Consumer confidence neared an 18-year high last month. Now it looks like the 2018 holiday shopping season is shaping up to be a big one. So, let’s dive into three retailers that seem like strong buys right now that might also get a boost from a rise in holiday season spending.
September’s Consumer Confidence Index closed in on an 18-year high and retailers from Target (TGT - Free Report) to Walmart (WMT - Free Report) proved they can thrive through e-commerce initiatives, improved stores, and new partnerships. And now that we have moved into October the holiday shopping period is on the minds of consumers, retailers, and investors.
The National Retail Federation announced earlier this week that it predicts that holiday retail sales in November and December, which excludes automobiles, gasoline and restaurants, will jump between 4.3% and 4.8% this year. The NRF projects that total sales could climb as high as $720.89 billion. Investors should note that this comes after 2017’s sales popped 5.3% to $687.87 billion.
“With this year’s forecast, we continue to see strong momentum from consumers as they do the heavy lifting in supporting our economy,” NRF chief economist Jack Kleinhenz said in a statement. “The combination of increased job creation, improved wages, tamed inflation and an increase in net worth all provide the capacity and the confidence to spend.”
The firm also noted that its holiday shopping season forecast nearly matches its overall 2018 retail forecast. Now let’s look at three retail stocks that appear to be solid buys at the moment.
Canada Goose (GOOS - Free Report)
Canada Goose, which sells high-priced down jackets, is coming off a strong start to the year in its “smallest fiscal quarter,” with total revenues up 58.5% last period. The firm’s direct-to-consumer business shined as did in-store sales. Looking ahead, Canada Goose is projected to see its current quarter revenues jump by nearly 9%, based on our current Zacks Consensus Estimate. But the real growth looks like it will come during its fiscal third-quarter, which includes the holiday shopping period, with revenues projected to jump over 25% to $262.15 million.
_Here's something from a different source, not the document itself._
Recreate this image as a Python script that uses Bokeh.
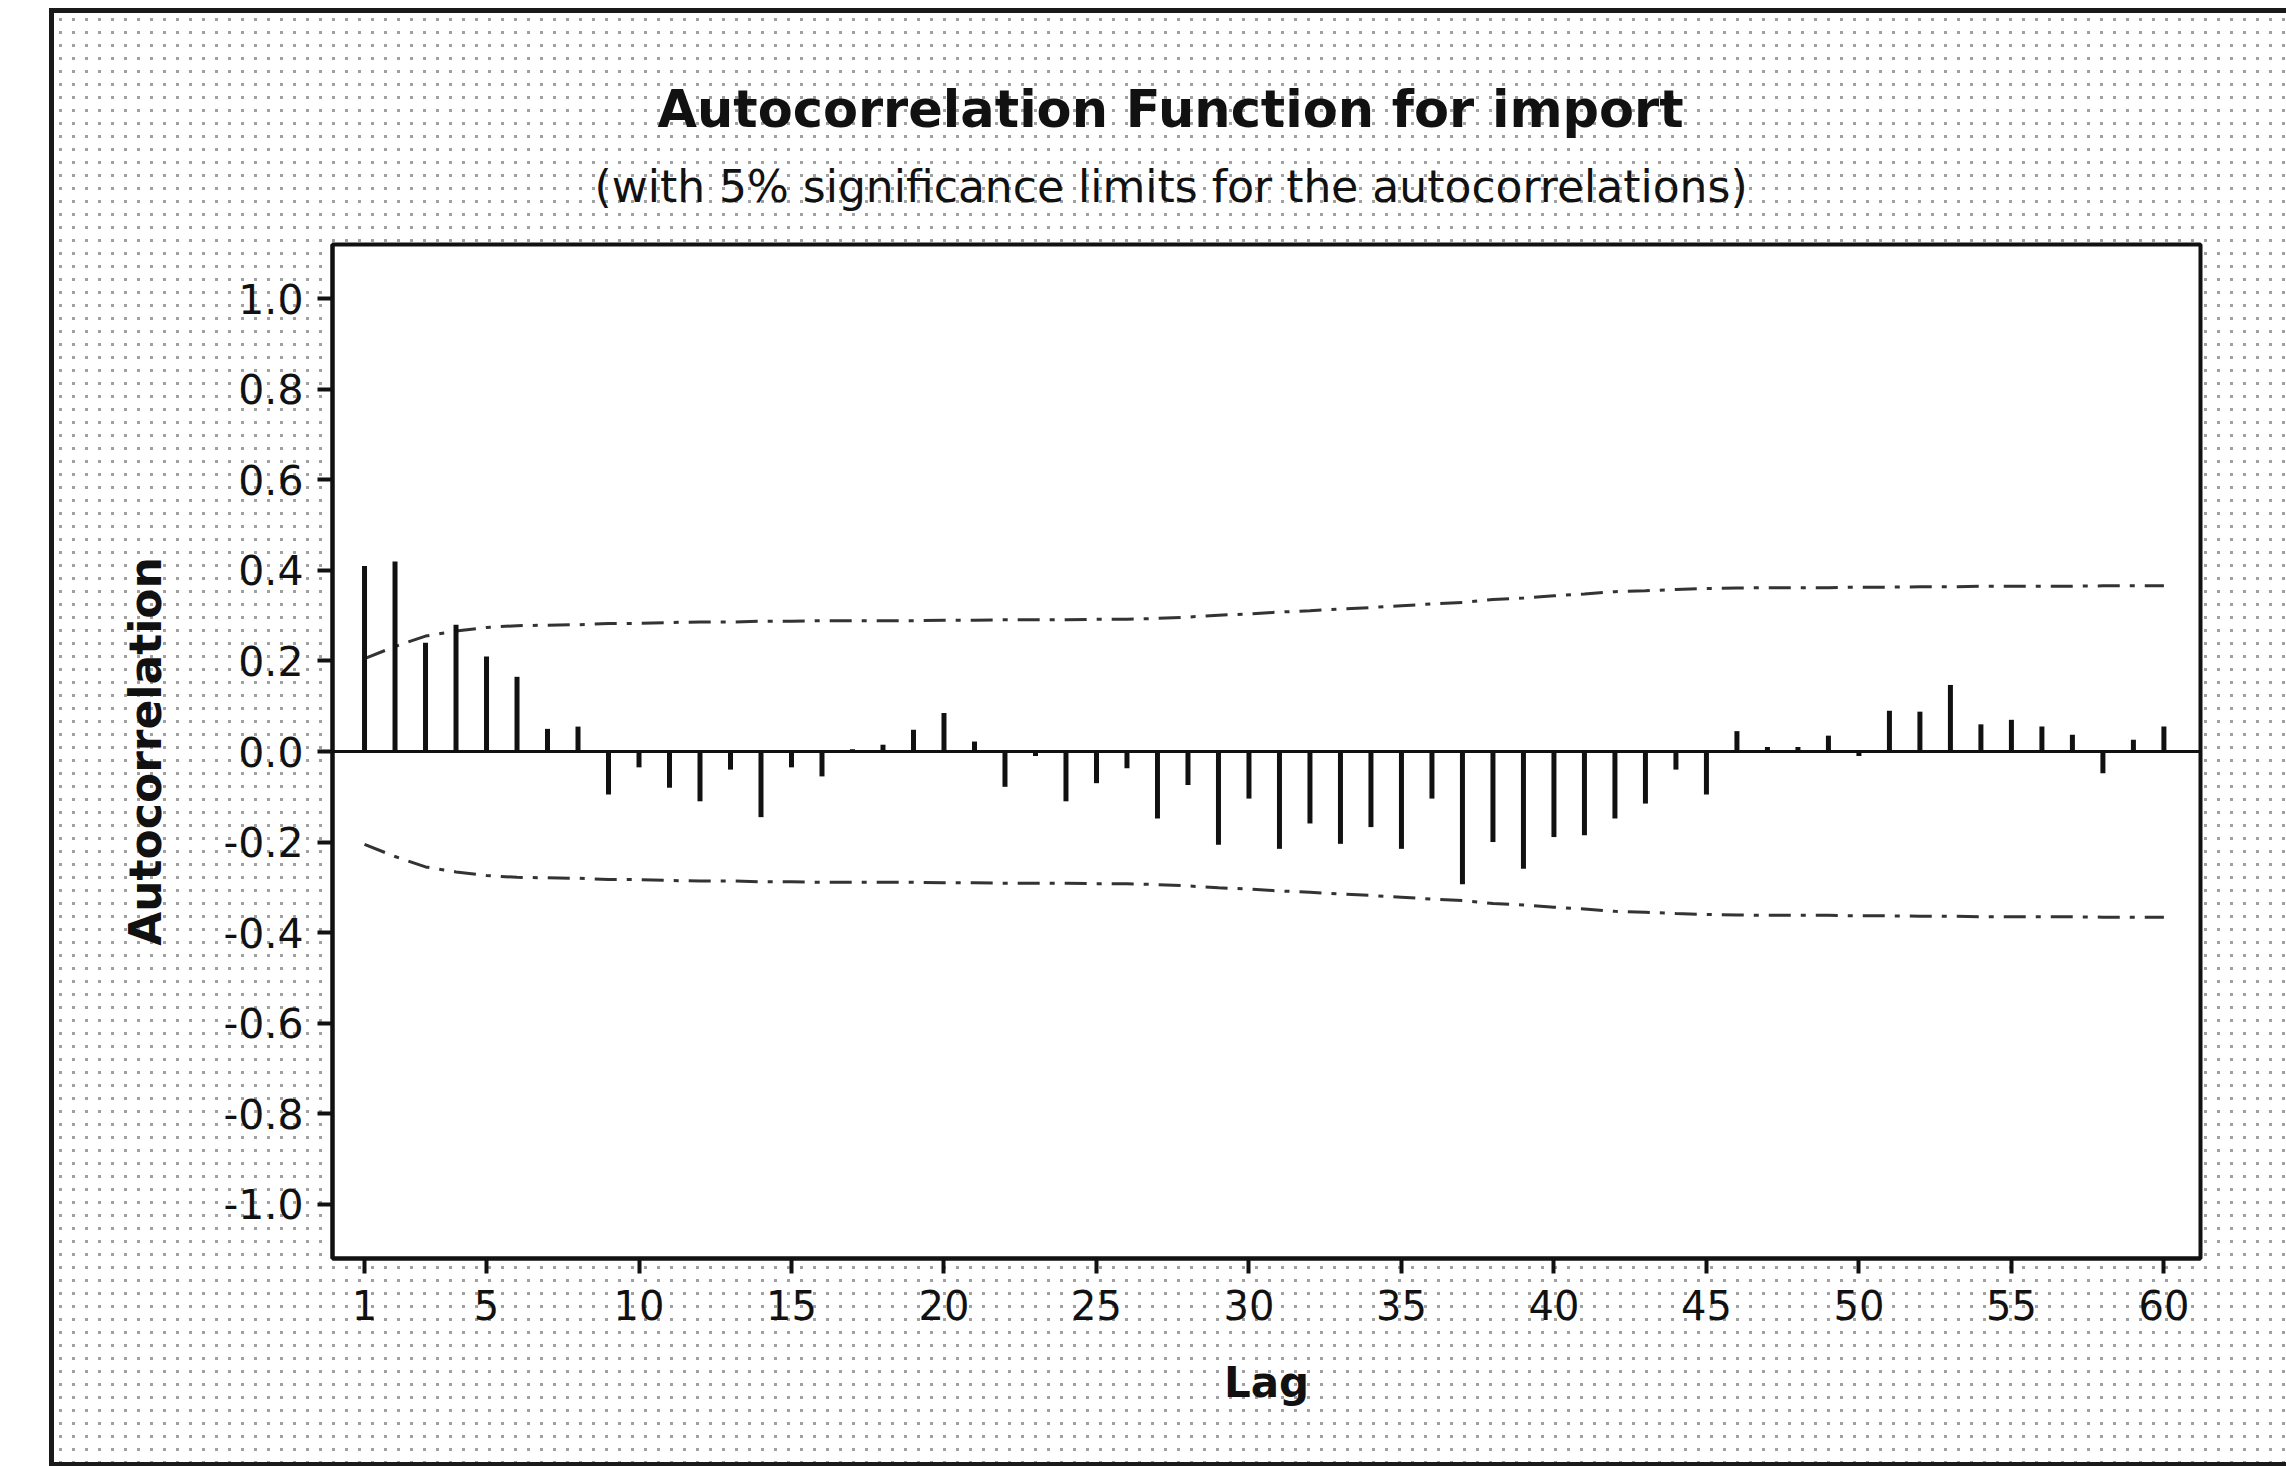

At the bottom end of the income statement, Canada Goose’s adjusted Q3 earnings are expected to soar 41.3% to reach $0.65 per share. Meanwhile, its full-year EPS figure is projected to jump 30%. Investors should also note that GOOS has seen nothing but positive earnings revisions for both its current year and the following fiscal year over the last 60 days. Canada Goose is currently a Zacks Rank #1 (Strong Buy) and sits below its 52-week high.
Lululemon (LULU - Free Report)
Lululemon is coming off an impressive second quarter that saw its revenues climb and its earnings skyrocket over 97%. The yoga apparel and athleisure power’s comp sales also jumped 10%. Plus, LULU’s direct-to-consumer revenues soared 48% as it pushes further into e-commerce along with the likes of Nike (NKE - Free Report) and Adidas (ADDYY - Free Report) . Lululemon’s core athleisure business is expected to grow as the overall market continues to thrive. The firm also reiterated its goal to expand its men’s category to $1 billion by 2020, which would be great for investors as men’s athleisure has more room to expand as evidenced by Gap’s (GPS - Free Report) launch of its new men’s brand Hill City.
Shares of LULU have skyrocketed over the last year, but it looks like the firm still has room to run. Our current Zacks Consensus Estimate is calling for the company’s Q3 revenues to jump by 18.4%, while full-year revenues are projected to climb 21.8% to hit $3.23 billion. More impressively, LULU’s full-year EPS figure is projected to jump over 38% to $3.58 per share. The athleisure giant has also received 20 upward earnings estimate revisions for fiscal 2018 and 23 for fiscal 2019 within the past 60 days, against zero downward changes.
Lululemon is currently a Zacks Rank #1 (Strong Buy) and also sports an “A” grade for Growth in our Style Scores system.
Urban Outfitters (URBN - Free Report)
Urban Outfitters has seen its stock price sink over 8% in the last month alone to help set up what could be a great buying opportunity because the company looks ready to keep on growing. The lifestyle and clothing retailer’s Q3 revenues are projected to pop by 8.7%. Plus, URBN’s current fiscal year revenues are expected to jump 9.6% to $3.96 billion.
Moving to the other end of the income statement, the company’s adjusted quarterly earnings are projected to surge by 53.7%. Meanwhile, URBN’s adjusted full-year EPS figure is expected to skyrocket by approximately 60%. Urban has also received 11 upward earnings estimate revisions for Q3 and 13 for its current fiscal year over the last 60 days, with 100% agreement to the upside.
Urban Outfitters is currently a Zacks Rank #1 (Strong Buy) and rocks an “A” grade for Growth and “Bs” for both Value and Momentum in our Style Scores system.